III. Earned Income Credit

Section 32(a)(1) allows an eligible individual an earned income tax credit (EIC). Section 32(c)(1)(A)(i) defines an "eligible individual" as an individual who has a qualifying child for the taxable year. The term "qualifying child" is defined in section 32(c)(3)(A) to mean a qualifying child of the taxpayer (as defined in section 152(c), determined without regard to paragraph (1)(D) thereof and section 152(e)). Consistent with the preceding discussion, R.K.J. was not petitioner's qualifying child as that term is defined in section 152(c). It follows that petitioner is not eligible for an EIC.

Petitioner offered no evidence that he is an eligible individual under sec. 32(c)(1)(A)(ii). --------

IV. Head of Household Filing Status

Section 1(b) prescribes a relatively favorable tax schedule for a taxpayer who qualifies as a "head of household". Section 2(b) defines a head of household, as relevant herein, as an individual taxpayer who: (1) is unmarried as of the close of the taxable year and is not a surviving spouse; and (2) maintains as his home a household that constitutes for more than one-half of the taxable year the principal place of abode, as a member of such household, of (a) a qualifying child of the individual (as defined in section 152(c), determined without regard to section 152(e)), or (b) any other person who is a dependent of the taxpayer, if the taxpayer is entitled to a deduction for the taxable year for such person under section 151. See Rowe v. Commissioner, 128 T.C. 13, 16-17 (2007).

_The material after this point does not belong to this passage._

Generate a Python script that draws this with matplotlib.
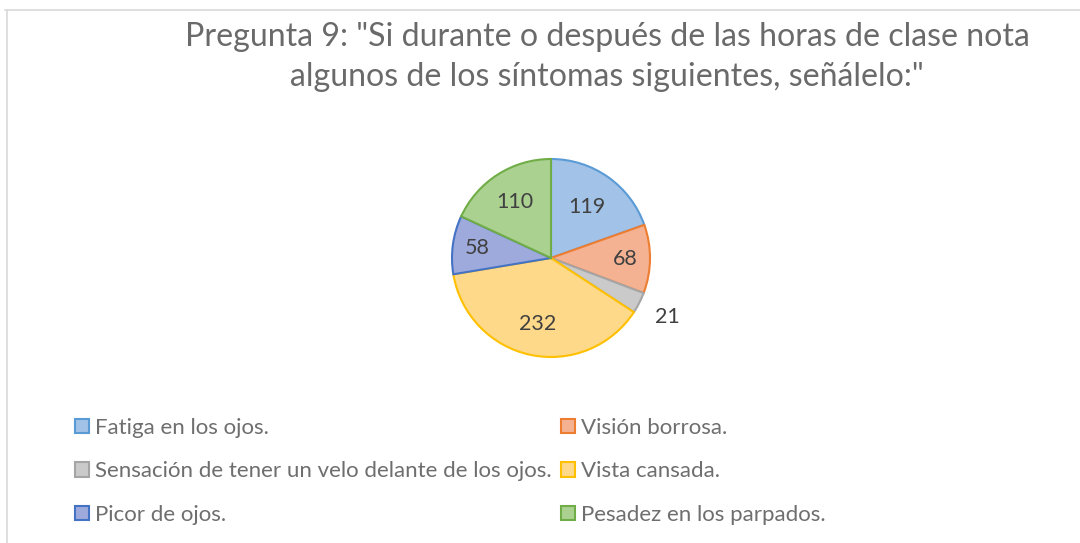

As previously discussed, R.K.J. was not petitioner's qualifying child within the meaning of section 152(c) for 2013, nor was petitioner entitled to a dependency exemption deduction for him under section 151. Consequently, petitioner does not qualify for head of household filing status for the 2013 tax year.

To reflect the foregoing,

Decision will be entered under Rule 155.